## EXERCISE AIM
It is required that the lines from the top of the listing through the line with "runs = [1, 2, 3, 4, 5, 6, 7, 8, 9, 10]" be reproduced exactly, excluding pictures.

## DATASET ENTRIES
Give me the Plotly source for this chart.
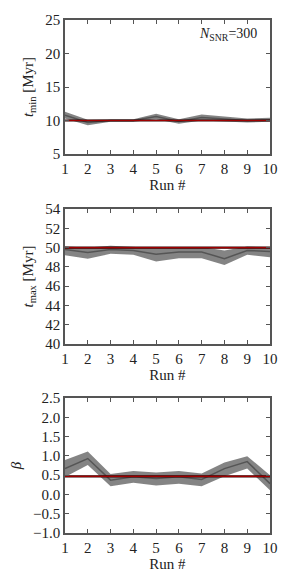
import plotly.graph_objects as go

runs = [1, 2, 3, 4, 5, 6, 7, 8, 9, 10]

tmin_true = 10.0
tmin_mid = [10.8, 9.7, 10.0, 10.0, 10.6, 9.85, 10.45, 10.2, 10.0, 10.1]
tmin_lo = [10.3, 9.3, 9.8, 9.8, 10.2, 9.5, 10.0, 9.8, 9.7, 9.8]
tmin_hi = [11.3, 10.1, 10.2, 10.2, 11.0, 10.2, 10.9, 10.6, 10.3, 10.4]

tmax_true = 50.0
tmax_mid = [49.8, 49.5, 49.8, 49.7, 49.3, 49.55, 49.55, 48.85, 49.7, 49.6]
tmax_lo = [49.2, 48.85, 49.35, 49.25, 48.55, 48.9, 48.9, 48.2, 49.25, 49.0]
tmax_hi = [50.1, 50.0, 50.2, 50.1, 49.95, 50.05, 50.05, 49.7, 50.1, 50.05]

beta_true = 0.47
beta_mid = [0.67, 0.93, 0.37, 0.46, 0.41, 0.46, 0.39, 0.67, 0.85, 0.28]
beta_lo = [0.45, 0.76, 0.21, 0.30, 0.23, 0.28, 0.21, 0.47, 0.67, 0.11]
beta_hi = [0.89, 1.11, 0.53, 0.61, 0.57, 0.61, 0.54, 0.83, 0.99, 0.50]

panels = [
    dict(mid=tmin_mid, lo=tmin_lo, hi=tmin_hi, true=tmin_true, rng=[5, 25], dtick=5,
         title="<i>t</i><sub>min</sub> [Myr]", fmt=None),
    dict(mid=tmax_mid, lo=tmax_lo, hi=tmax_hi, true=tmax_true, rng=[40, 54], dtick=2,
         title="<i>t</i><sub>max</sub> [Myr]", fmt=None),
    dict(mid=beta_mid, lo=beta_lo, hi=beta_hi, true=beta_true, rng=[-1.0, 2.5], dtick=0.5,
         title="<i>β</i>", fmt=".1f"),
]

# page body has an 8px margin; figure is sized to fit inside the window
OFF = 8
W, H = 291 - 2 * OFF, 581 - 2 * OFF
xdom = [(65 - OFF) / W, (270 - OFF) / W]
ydoms = [(20 - OFF, 154 - OFF), (209 - OFF, 344 - OFF), (398 - OFF, 533 - OFF)]

fig = go.Figure()
font = dict(family="Liberation Serif, DejaVu Serif, serif", size=15, color="#222")
axcol = "#555"

for i, p in enumerate(panels):
    n = "" if i == 0 else str(i + 1)
    xa, ya = "x" + n, "y" + n
    fig.add_trace(go.Scatter(x=runs, y=p["hi"], mode="lines", line=dict(width=0),
                             xaxis=xa, yaxis=ya, showlegend=False, hoverinfo="skip"))
    fig.add_trace(go.Scatter(x=runs, y=p["lo"], mode="lines", line=dict(width=0),
                             fill="tonexty", fillcolor="rgba(110,110,110,0.85)",
                             xaxis=xa, yaxis=ya, showlegend=False, hoverinfo="skip"))
    fig.add_trace(go.Scatter(x=runs, y=p["mid"], mode="lines",
                             line=dict(color="rgba(80,80,80,0.9)", width=1.5),
                             xaxis=xa, yaxis=ya, showlegend=False))
    fig.add_trace(go.Scatter(x=[runs[0], runs[-1]], y=[p["true"], p["true"]], mode="lines",
                             line=dict(color="#300", width=2.2),
                             xaxis=xa, yaxis=ya, showlegend=False))
    fig.add_trace(go.Scatter(x=[runs[0], runs[-1]], y=[p["true"], p["true"]], mode="lines",
                             line=dict(color="#a00000", width=1.2),
                             xaxis=xa, yaxis=ya, showlegend=False))
    top, bot = ydoms[i]
    xkey = "xaxis" + n
    ykey = "yaxis" + n
    fig.update_layout(**{
        xkey: dict(domain=xdom, anchor=ya, range=[1, 10], tickmode="array",
                   tickvals=runs, ticks="inside", ticklen=4, tickcolor=axcol,
                   showline=True, linecolor=axcol, linewidth=1.5, mirror="ticks",
                   showgrid=False, zeroline=False, automargin=False,
                   title=dict(text="Run #", font=font, standoff=1),
                   tickfont=font),
        ykey: dict(domain=[1 - bot / H, 1 - top / H], anchor=xa, range=p["rng"],
                   dtick=p["dtick"], tick0=p["rng"][0], ticks="inside", ticklen=4,
                   tickcolor=axcol, showline=True, linecolor=axcol, linewidth=1.5,
                   mirror="ticks", showgrid=False, zeroline=False, automargin=False,
                   tickformat=p["fmt"], title=dict(text=p["title"], font=font, standoff=8),
                   tickfont=font),
    })

fig.add_annotation(text="<i>N</i><sub>SNR</sub>=300", xref="x", yref="y",
                   x=9.5, y=22.8, xanchor="right", yanchor="middle",
                   showarrow=False, font=dict(family=font["family"], size=14, color="#222"))

fig.update_layout(width=W, height=H, margin=dict(l=0, r=0, t=0, b=0),
                  paper_bgcolor="white", plot_bgcolor="white", font=font)

fig.write_html("out.html")
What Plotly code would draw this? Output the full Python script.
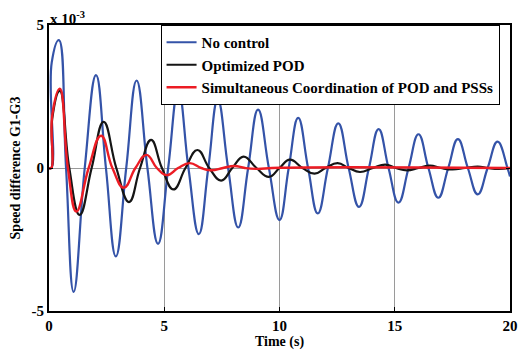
import plotly.graph_objects as go

# Values in units of 1e-3
t_blue = [0, 0.1, 0.12, 0.43, 0.74, 1.07, 1.55, 2.04, 2.47, 2.90, 3.35, 3.80, 4.27, 4.73, 5.17,
          5.61, 6.05, 6.50, 6.91, 7.32, 7.77, 8.21, 8.64, 9.07, 9.54, 10.0, 10.4, 10.81, 11.24,
          11.66, 12.1, 12.55, 13.0, 13.45, 13.88, 14.30, 14.73, 15.16, 15.6, 16.03, 16.46,
          16.89, 17.32, 17.74, 18.17, 18.6, 19.03, 19.46, 19.89, 20.0]
v_blue = [0, 0, 3.7, 4.47, 0, -4.33, 0, 3.25, 0, -3.09, 0, 3.06, 0, -2.65, 0,
          2.73, 0, -2.31, 0, 2.39, 0, -2.08, 0, 2.04, 0, -1.82, 0, 1.75, 0,
          -1.59, 0, 1.56, 0, -1.36, 0, 1.36, 0, -1.21, 0, 1.18, 0,
          -1.04, 0, 1.01, 0, -0.92, 0, 0.92, 0, -0.3]

t_black = [0, 0.1, 0.14, 0.47, 0.88, 1.33, 1.85, 2.37, 2.92, 3.47, 3.95, 4.43, 4.9, 5.40, 5.92,
           6.44, 6.95, 7.47, 7.95, 8.44, 9.0, 9.54, 10.0, 10.45, 11.0, 11.52, 12.0, 12.52, 13.0,
           13.49, 14.05, 14.59, 15.05, 15.53, 16.03, 16.53, 17.0, 17.5, 18.05, 18.6, 19.05, 19.5, 20.0]
v_black = [0, 0, 1.73, 2.7, 0, -1.64, 0, 1.61, 0, -1.19, 0, 0.98, 0, -0.75, 0,
           0.63, 0, -0.44, 0, 0.40, 0, -0.31, 0, 0.29, 0, -0.20, 0, 0.17, 0,
           -0.14, 0, 0.12, 0, -0.08, 0, 0.08, 0, -0.05, 0, 0.05, 0, -0.03, 0]

t_red = [0, 0.1, 0.14, 0.47, 0.82, 1.19, 1.72, 2.26, 2.75, 3.25, 3.75, 4.23, 4.68, 5.11, 5.6,
         6.11, 6.6, 7.04, 7.55, 8.04, 8.5, 9.0, 10.0, 20.0]
v_red = [0, 0, 1.84, 2.77, 0, -1.52, 0, 1.13, 0, -0.69, 0, 0.46, 0, -0.25, 0,
         0.17, 0, -0.08, 0, 0.07, 0, -0.03, 0.01, 0]

series_names = ["No control", "Optimized POD", "Simultaneous Coordination of POD and PSSs"]
x_ticks = [0, 5, 10, 15, 20]
y_ticks = [-5, 0, 5]

FONT = "Liberation Serif"

fig = go.Figure()
fig.add_trace(go.Scatter(x=t_blue, y=v_blue, mode="lines", name=series_names[0],
                         line=dict(color="#3453A8", width=2.2, shape="spline", smoothing=1.3)))
fig.add_trace(go.Scatter(x=t_black, y=v_black, mode="lines", name=series_names[1],
                         line=dict(color="#151515", width=2.2, shape="spline", smoothing=1.3)))
fig.add_trace(go.Scatter(x=t_red, y=v_red, mode="lines", name=series_names[2],
                         line=dict(color="#EC1C24", width=2.4, shape="spline", smoothing=1.3)))

fig.update_layout(
    width=530, height=358,
    margin=dict(l=49, r=14, t=25, b=44),
    paper_bgcolor="white", plot_bgcolor="white",
    font=dict(family=FONT, color="black", size=14),
    showlegend=True,
    legend=dict(x=0.242, y=1, xanchor="left", yanchor="top",
                bgcolor="white", bordercolor="black", borderwidth=1,
                font=dict(family=FONT, size=15, color="black", weight="bold"),
                itemwidth=30, tracegroupgap=0),
)
fig.update_xaxes(
    range=[0, 20], tickvals=x_ticks, ticktext=[f"<b>{v}</b>" for v in x_ticks],
    ticks="inside", ticklen=4, tickcolor="black",
    showline=True, linecolor="black", linewidth=2, mirror="ticks",
    showgrid=True, gridcolor="#9a9a9a", gridwidth=1, zeroline=False,
    tickfont=dict(size=15, family=FONT),
    title=dict(text="<b>Time (s)</b>", font=dict(size=14, family=FONT), standoff=2),
)
fig.update_yaxes(
    range=[-5, 5], tickvals=y_ticks, ticktext=[f"<b>{v}</b>" for v in y_ticks],
    ticks="inside", ticklen=4, tickcolor="black",
    showline=True, linecolor="black", linewidth=2, mirror="ticks",
    showgrid=True, gridcolor="#9a9a9a", gridwidth=1, zeroline=False,
    tickfont=dict(size=15, family=FONT),
    title=dict(text="<b>Speed difference G1-G3</b>", font=dict(size=14, family=FONT), standoff=8),
)
fig.add_annotation(x=0, y=1, xref="paper", yref="paper", xanchor="left", yanchor="bottom",
                   text="<b>x 10<sup>-3</sup></b>", showarrow=False,
                   font=dict(size=15, family=FONT), xshift=-1, yshift=-4)

fig.write_html("out.html")
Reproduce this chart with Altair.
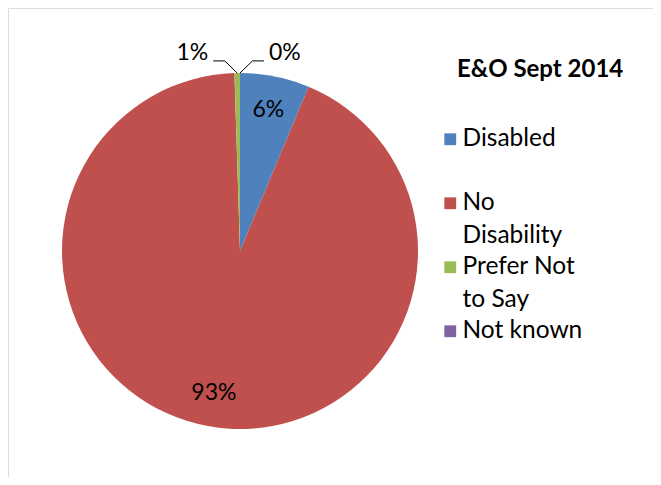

## TASK ANSWER
Give me the Plotly source for this chart.
import plotly.graph_objects as go

runs = [1, 2, 3, 4, 5, 6, 7, 8, 9, 10]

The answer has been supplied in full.